Where Tom Oliver, and Christy Moore’s song if it existed despite its having seemingly been excised from the folk memory, fits into all of this is that Tom Oliver was allegedly abducted, tortured and murdered as part of that operation – which involved the British intelligence agencies including Forces Research Unit agent Kevin Fulton/Peter Keeley– to protect Fulton, Scap and possibly others.
The Gardaí, to whom Oliver was allegedly supplying information, are still investigating his abduction and murder although bizarrely Oliver’s car which was discovered in a field the morning after he had been abducted has since disappeared. Which either smacks of incompetence or of something worse given the earlier disappearance of files related to the investigation of the Dublin and Monaghan bombings in 1974 in which British agents were also involved and who were protected for many years afterwards.
Scappaticci of course denied the allegations and his legal representatives received €382,000 in costs from the Smithwicks Tribunal that sat from 2011 to 2013 to investigate allegations surrounding the IRA killing of RUC Chief Superintendent Harry Breen and Superintendent Robert Buchanan in 1989. Also of interest is that current Garda Commissioner Drew Harris was then PSNI Assistant Chief Constable and appeared at the Tribunal to place the RUC Special Branch and British intelligence version of events related both to the killing of the RUC men and Oliver on the record.
Scap is dead and the republican leaders who knew him when he was a fellow member of the IRA leadership still deny that he was an informer. Other former leading republicans who have fallen out with them do not deny that Scap was a tout, but they deny that he was Stakeknife, the key agent at the heart of the IRA leadership.
I have no idea and it is pretty pointless to engage in speculation about things of which the truth will never be known. Everything we do know about Scappaticci since he was exposed – not least the fact that he was afforded all of the legal protections normally given to such creatures by the British state – confirms that he was a state agent.
Why the former IRA leaders still associated with Sinn Féin continue to deny that their old chum was a tout is unknown.

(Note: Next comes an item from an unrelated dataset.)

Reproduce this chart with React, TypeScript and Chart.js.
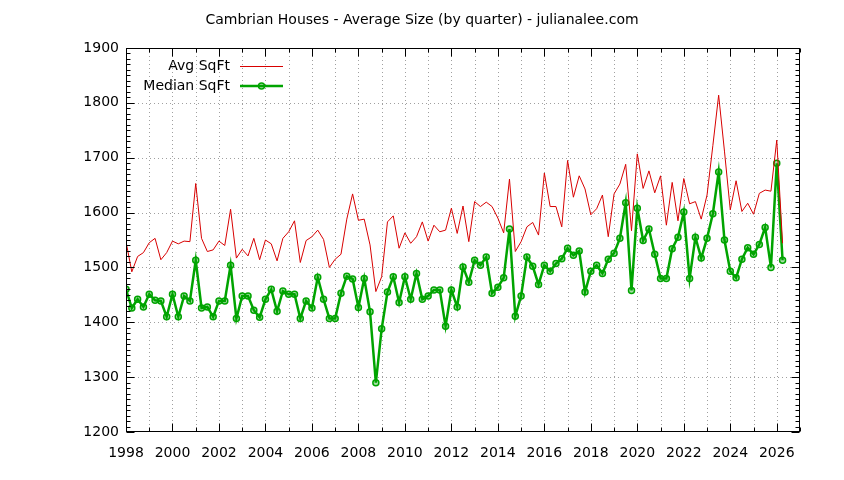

It may simply be embarrassing to acknowledge that yet another of those close to the top was working for the other team. It may have other motives tied to the manner in which the IRA campaign came to an end and in which the IRA in effect surrendered, disbanded and handed over its vast supply of weaponry. All without achieving the sole objective to which the IRA was committed.
Which may be a matter of mirth to some, and it certainly makes a mockery of the surreal revisionism that attempts to portray that abject surrender as a momentous victory. “IRA – the Undefeated Army” has about the same veracity as one claiming the same about the Scottish Jacobins after the Battle of Culloden, 1745.
None of it is of course faintly amusing to the families of Tom Oliver and other innocent victims of Scap’s gang of torturers, and their bosses in the IRA and/or the British intelligence agencies. The IRA statement on the death of Tom Oliver, published by An Phoblacht, claimed that “The IRA has a duty to protect its organisation, its volunteers and the back-up provided by its supporters. Tom Oliver’s death was due to his willingness to act as an agent for the Dublin Government’s Special Branch.”
It would seem now that the IRA was neither capable of protecting its own organisation, supporters and objectives, and that the reasons for Tom Oliver falling victim had nothing whatsoever to do with any of those things.